II. Those that were to run east and west, viz., improvement of the navigation of four Atlantic rivers, the Susquehanna, the Potomac, the James, and the Santee, and of four corresponding western rivers, the Alleghany, the Monongahela, the Kanawha, and the Tennessee, to the highest practicable points, at an estimated cost of $1,500,000; and the connection of these highest points of navigation by four roads across the Appalachian range, at an estimated cost of $2,800,000; and finally, a canal at the falls of the Ohio, $300,000, and improvement of roads to Detroit, St. Louis, and New Orleans, $200,000.
III. Those that were to run north and northwest to the lakes, viz., to connect the Hudson River with Lake Champlain, $800,000; to connect the Hudson River with Lake Ontario at Oswego by canal, $2,200,000; a canal round Niagara Falls, $1,000,000.
IV. Local improvements, $3,400,000.
The entire estimated expense was $20,000,000; by an appropriation of $2,000,000 a year the whole might be accomplished in ten years; by a system of selling to private parties the stock thus created by the government for turnpikes and canals, the fund might be made itself a permanent resource for further improvements.
Naturally the improvements thus contemplated were so laid out as to combine and satisfy local interests. The advantage which Mr. Gallatin proposed to gain was that of combining these interests in advance, so that they should co-operate in one great system instead of wasting the public resources in isolated efforts. He wished to fix the policy of government for at least ten years, and probably for an indefinite time, on the whole subject of internal improvements, as he had already succeeded in fixing it in regard to the payment of debt. By thus establishing a complete national system to be executed by degrees, the whole business of annual chaffering and log-rolling for local appropriations in Congress, and all its consequent corruptions and inconsistencies, were to be avoided.

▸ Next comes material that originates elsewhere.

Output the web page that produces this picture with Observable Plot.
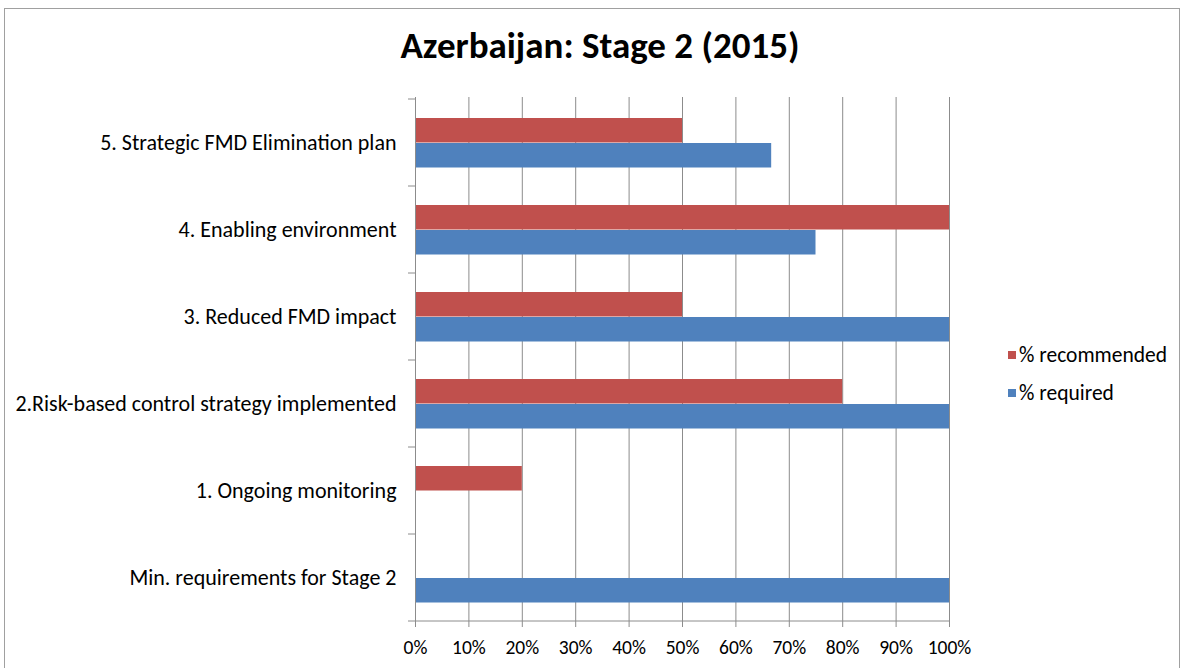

Nor did Mr. Gallatin in making these propositions overlook the pressing necessity of providing for the national defence. His anticipated surplus exceeded five millions of dollars, and he intended that while two millions were annually set aside for internal improvements, the other three millions should be applied simultaneously for arsenals, magazines, and fortifications, or, if desired, for building a navy, while even from a military point of view the proposed roads and canals were as essential as arms, forts, or ships to national defence. In one respect, however, Mr. Gallatin differed rather widely from Mr. Jefferson, and this difference of opinion concerned a cardinal point of the President’s policy. The famous gun-boat scheme, which seems to have been the creation of Mr. Jefferson and Mr. Robert Smith, took shape during the winter, of 1806-7, in a special message, dated February 10, which recommended the immediate building of two hundred gun-boats. When the draft of this message was sent to Mr. Gallatin for his criticisms, he wrote that he was “clearly of opinion” there was no necessity for building so many of these vessels, and he urged that the seventy-three already in course of construction were more than enough in a time of peace. “Of all the species of force which war may require,—armies, ships of war, fortifications, and gun-boats,—there is none which can be obtained in a shorter notice than gun-boats, and none therefore that it is less necessary to provide beforehand. I think that within sixty days, perhaps half the time, each of the seaports of Boston, New York, Philadelphia, and Baltimore might build and fit out thirty, and the smaller ports together as many, especially if the timber was prepared beforehand. But beyond that preparation I would not go, for exclusively of the first expense of building and the interest of the capital thus laid out, I apprehend that, notwithstanding the care which may be taken, they will infallibly decay in a given number of years, and will be a perpetual bill of costs for repairs and maintenance.”[77]